Comprendre la place des femmes dans l’économie du bas Nord-Ouest
Les controverses autour de la perception, l’acceptation et l’exercice des droits des femmes demeurent jusqu’à présent, notamment dans les pays en sous-développement où la technologie et les recherches scientifiques sont peu poussées. En Haïti, en particulier, les femmes assument de plus en plus leur responsabilité pour s’autodéterminer socialement et économiquement suivant leurs aspirations en tant qu’humain. Pour illustrer, il faut juste jeter un coup d’œil dans les marchés publics dans les grandes villes où le secteur informel est fort développé, et les femmes sont les principales actrices de ce secteur ; sans omettre que l’augmentation du taux de divorce débouche sur beaucoup de familles monoparentales avec des femmes comme chef de ménage qui assument tout dans la famille.
Par ailleurs, dans le milieu rural haïtien, principalement dans le bas Nord-Ouest là où le conservatisme est fort ancré, la plupart des femmes gardent encore leur rôle traditionnel dans le foyer et dans la communauté ; certaines le gardent par l’éducation, d’autres par obligation sociale. Il y en a d’autres, a contrario, qui, courageusement, s’impliquent dans la vie active même politique pour augmenter le revenu de leur famille et apporter leur contribution au devenir de leur communauté.
Image : Marché communale de Bombardopolis
Quelles places les femmes occupent-t-elles alors dans l’économie du bas Nord-Ouest d’Haïti ?
Répondre à cette question renvoie à reconsidérer le secteur économique du bas Nord-Ouest tout entier. De prime abord, il s’avère nécessaire de reconnaitre, suivant le résultat du Recensement Général de l’Agriculture réalisé en 2008-2009 publié par le Ministère de l’Agriculture des Ressources Naturelles et du Développement Rural (MARNDR) en 2012, que le Nord-Ouest a eu une économie basée essentiellement sur le secteur primaire. Ceci étant dit, l’agriculture a été donc, pour la majorité des familles dans le bas Nord-Ouest, la seule source de revenu. Cependant, il faut admettre que depuis environ une décennie, de grands changements s’opèrent dans la vie économique de cette région ; l’agriculture est délaissée au bénéfice du développement du secteur tertiaire. Ces changements s’expliquent par le développement du secteur du transport qui facilite l’introduction de produis importés, de longues périodes de sécheresse rendant aléatoire la production agricole, sans oublier l’augmentation des besoins dans le domaine. De là étant, nous assistons à un abandon progressif de l’agriculture par beaucoup pour s’adonner à d’autres secteurs d’activités tels que le commerce et le travail professionnel manuel.
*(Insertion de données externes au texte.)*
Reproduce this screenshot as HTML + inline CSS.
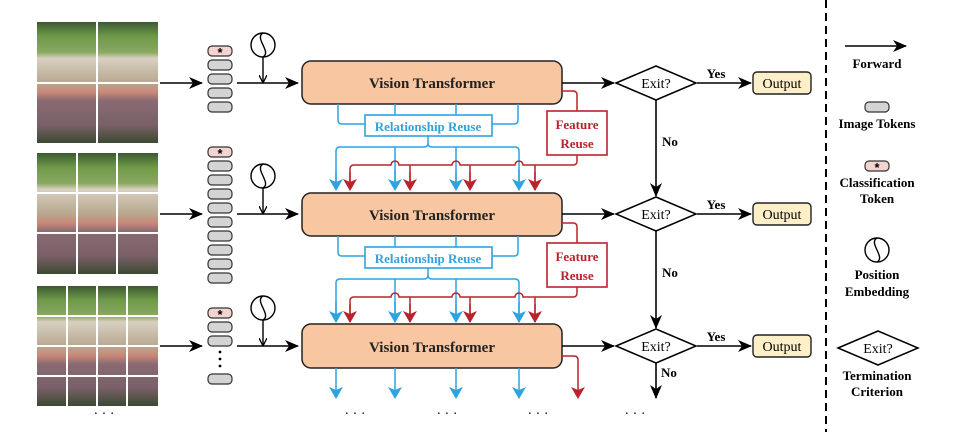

Et, face à la cherté de la vie où les produits de premières nécessités et les écolages sont de plus en plus couteux, le « madan-sara », se développe peu à peu. Le « madan sara » est le nom que porte les commerçantes qui achètent leurs produits en ville et les vendent en province et vice versa. C’est à ce niveau qu’apparait la place actuelle de la femme dans l’économie du bas Nord-Ouest. Il est vrai que la majorité de la population de cette région habite dans les sections et vit en quelques sortes de l’agriculture, mais, en fait, cette agriculture, archaïque, pèse très peu dans la balance économique de la région. C’est plutôt le commerce de produits importés qui fait circuler l’argent dans la région…et qui dit commerce, dit les femmes.
Pour résumer, les femmes deviennent le moteur de l’économie du bas Nord-Ouest ces dernières années. L’affaiblissement de l’agriculture, la cherté de la vie, l’augmentation des besoins familiaux, le développement du secteur du transport facilite l’entrée libre des femmes dans la vie active par le commerce. Aujourd’hui, chaque femme essaie de mettre sur pied une petite boutique pour se procurer de l’argent.
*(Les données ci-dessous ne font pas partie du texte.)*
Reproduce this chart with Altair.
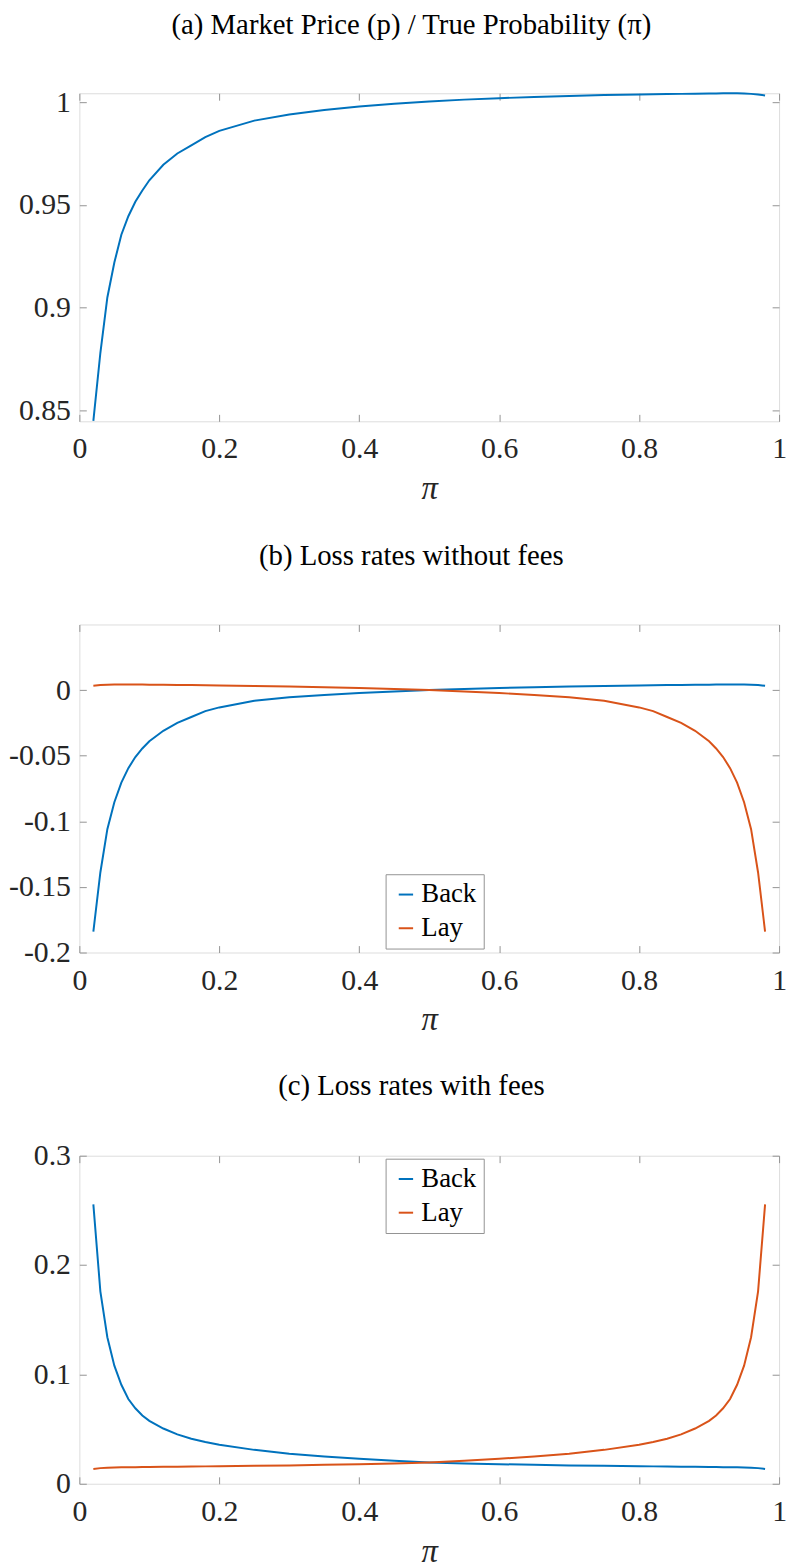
import altair as alt
import pandas as pd

# ---------------- data ----------------
x_vals = [0.02, 0.03, 0.04, 0.05, 0.06, 0.07, 0.08, 0.09, 0.10, 0.12, 0.14, 0.16,
          0.18, 0.20, 0.25, 0.30, 0.35, 0.40, 0.45, 0.50, 0.55, 0.60, 0.65, 0.70,
          0.75, 0.80, 0.82, 0.84, 0.86, 0.88, 0.90, 0.91, 0.92, 0.93, 0.94, 0.95,
          0.96, 0.97, 0.98]

# (a) market price / true probability
ratio = [0.8450, 0.8780, 0.9050, 0.9220, 0.9355, 0.9445, 0.9515, 0.9570, 0.9620,
         0.9695, 0.9750, 0.9790, 0.9830, 0.9860, 0.9910, 0.9940, 0.9962, 0.9979,
         0.9992, 1.0003, 1.0012, 1.0019, 1.0025, 1.0030, 1.0034, 1.0037, 1.0038,
         1.0039, 1.0040, 1.0041, 1.0042, 1.0042, 1.0043, 1.0043, 1.0043, 1.0042,
         1.0040, 1.0037, 1.0032]

# (b) loss rates without fees
back_nofee = [-0.1840, -0.1390, -0.1060, -0.0855, -0.0705, -0.0595, -0.0510, -0.0445,
              -0.0390, -0.0310, -0.0250, -0.0205, -0.0160, -0.0132, -0.0082, -0.0055,
              -0.0038, -0.0022, -0.0010, 0.0000, 0.0009, 0.0016, 0.0022, 0.0027,
              0.0031, 0.0035, 0.0036, 0.0038, 0.0039, 0.0040, 0.0041, 0.0042,
              0.0042, 0.0043, 0.0043, 0.0042, 0.0041, 0.0038, 0.0033]
lay_nofee = [0.0033, 0.0038, 0.0041, 0.0042, 0.0043, 0.0043, 0.0042, 0.0042, 0.0041,
             0.0040, 0.0039, 0.0038, 0.0036, 0.0035, 0.0031, 0.0027, 0.0022, 0.0016,
             0.0009, 0.0000, -0.0010, -0.0022, -0.0038, -0.0055, -0.0082, -0.0132,
             -0.0160, -0.0205, -0.0250, -0.0310, -0.0390, -0.0445, -0.0510, -0.0595,
             -0.0705, -0.0855, -0.1060, -0.1390, -0.1840]

# (c) loss rates with fees
back_fee = [0.2555, 0.1760, 0.1340, 0.1080, 0.0905, 0.0775, 0.0690, 0.0625, 0.0575,
            0.0505, 0.0452, 0.0412, 0.0382, 0.0356, 0.0310, 0.0275, 0.0250, 0.0228,
            0.0210, 0.0195, 0.0186, 0.0179, 0.0173, 0.0168, 0.0164, 0.0160, 0.0159,
            0.0157, 0.0156, 0.0155, 0.0154, 0.0153, 0.0152, 0.0151, 0.0150, 0.0149,
            0.0147, 0.0143, 0.0135]
lay_fee = [0.0135, 0.0143, 0.0147, 0.0149, 0.0150, 0.0151, 0.0152, 0.0153, 0.0154,
           0.0155, 0.0156, 0.0157, 0.0159, 0.0160, 0.0164, 0.0168, 0.0173, 0.0179,
           0.0186, 0.0195, 0.0210, 0.0228, 0.0250, 0.0275, 0.0310, 0.0356, 0.0382,
           0.0412, 0.0452, 0.0505, 0.0575, 0.0625, 0.0690, 0.0775, 0.0905, 0.1080,
           0.1340, 0.1760, 0.2555]

series_names = ["Back", "Lay"]
titles = ["(a) Market Price (p) / True Probability (π)",
          "(b) Loss rates without fees",
          "(c) Loss rates with fees"]
x_ticks = [0, 0.2, 0.4, 0.6, 0.8, 1]
ya_ticks = [0.85, 0.9, 0.95, 1]
yb_ticks = [-0.2, -0.15, -0.1, -0.05, 0]
yc_ticks = [0, 0.1, 0.2, 0.3]

# ---------------- style ----------------
W, H = 706, 331
FONT = "Liberation Serif"
BLUE, ORANGE = "#0072BD", "#D95319"
GRAY = "#939393"
TXT = "#262626"
TICK = 7


def panel(df, title, y_domain, y_ticks, title_offset, color=None, legend_xy=None):
    xs = alt.Scale(domain=[0, 1], nice=False, zero=False)
    ys = alt.Scale(domain=y_domain, nice=False, zero=False)
    lab = "toString(datum.value)"

    x_main = alt.X("x:Q", scale=xs, axis=alt.Axis(
        values=x_ticks, labelExpr=lab, ticks=False, domain=False, grid=False,
        labelFont=FONT, labelFontSize=30, labelColor=TXT, labelPadding=13,
        labelFlush=False, title="π", titleFont=FONT, titleFontSize=33,
        titleFontStyle="italic", titleFontWeight="normal", titleColor=TXT,
        titlePadding=9))
    y_main = alt.Y("y:Q", scale=ys, axis=alt.Axis(
        values=y_ticks, labelExpr=lab, ticks=False, domain=False, grid=False,
        labelFont=FONT, labelFontSize=30, labelColor=TXT, labelPadding=9,
        labelFlush=False, title=None))

    def tick_axis(orient, values, offset):
        return alt.Axis(orient=orient, offset=offset, values=values, labels=False,
                        ticks=True, tickSize=TICK, tickColor=GRAY, tickWidth=1,
                        domain=False, grid=False, title=None)

    enc = dict(x=x_main, y=y_main)
    if color is None:
        main = alt.Chart(df).mark_line(color=BLUE, strokeWidth=2).encode(**enc)
    else:
        lx, ly = legend_xy
        main = alt.Chart(df).mark_line(strokeWidth=2).encode(
            **enc,
            color=alt.Color("series:N",
                            scale=alt.Scale(domain=series_names, range=[BLUE, ORANGE]),
                            legend=alt.Legend(
                                orient="none", legendX=lx, legendY=ly, title=None,
                                symbolType="stroke", symbolSize=210,
                                symbolStrokeWidth=2, labelFont=FONT,
                                labelFontSize=27, labelColor="#000",
                                labelOffset=2, strokeColor=GRAY,
                                fillColor="white", padding=7, rowPadding=6)),
            detail="series:N")

    t1 = alt.Chart(df).mark_line(opacity=0).encode(
        x=alt.X("x:Q", scale=xs, axis=tick_axis("top", x_ticks, -H)),
        y=alt.Y("y:Q", scale=ys, axis=tick_axis("right", y_ticks, -W)))
    t2 = alt.Chart(df).mark_line(opacity=0).encode(
        x=alt.X("x:Q", scale=xs, axis=tick_axis("bottom", x_ticks, -H)),
        y=alt.Y("y:Q", scale=ys, axis=tick_axis("left", y_ticks, -W)))

    return alt.layer(main, t1, t2).resolve_axis(x="independent", y="independent").properties(
        width=W, height=H,
        title=alt.TitleParams(title, font=FONT, fontSize=29, fontWeight="normal",
                              color="#000", anchor="middle", dx=-18, frame="group",
                              baseline="bottom", offset=title_offset))


df_a = pd.DataFrame({"x": x_vals, "y": ratio})
df_b = pd.concat([
    pd.DataFrame({"x": x_vals, "y": back_nofee, "series": "Back"}),
    pd.DataFrame({"x": x_vals, "y": lay_nofee, "series": "Lay"})])
df_c = pd.concat([
    pd.DataFrame({"x": x_vals, "y": back_fee, "series": "Back"}),
    pd.DataFrame({"x": x_vals, "y": lay_fee, "series": "Lay"})])

pa = panel(df_a, titles[0], [0.8448, 1.0043], ya_ticks, 19)
pb = panel(df_b, titles[1], [-0.2, 0.05], yb_ticks, 25, color=True, legend_xy=(309, 252))
pc = panel(df_c, titles[2], [0, 0.3], yc_ticks, 11, color=True, legend_xy=(309, 3))

chart = alt.vconcat(pa, pb, pc, spacing=205, bounds="flush").resolve_scale(
    color="independent"
).properties(
    padding={"left": 0, "top": -5, "right": 0, "bottom": -6}
).configure_view(stroke=GRAY, strokeWidth=1).configure(background="white")

chart.save("out.html", embed_options={"renderer": "svg", "actions": False})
Qui plus est, durant ces cinq dernières années, quelques femmes ont pris l’initiative de faire des investissements importants dans l’économie de la région. A Bombardopolis comme à Baie-de-Henne et Jean-Rabel, nous constatons quelques initiatives d’envergure menées par des femmes (« petits » supermarchés et hôtels) contribuant au développement de leur communauté.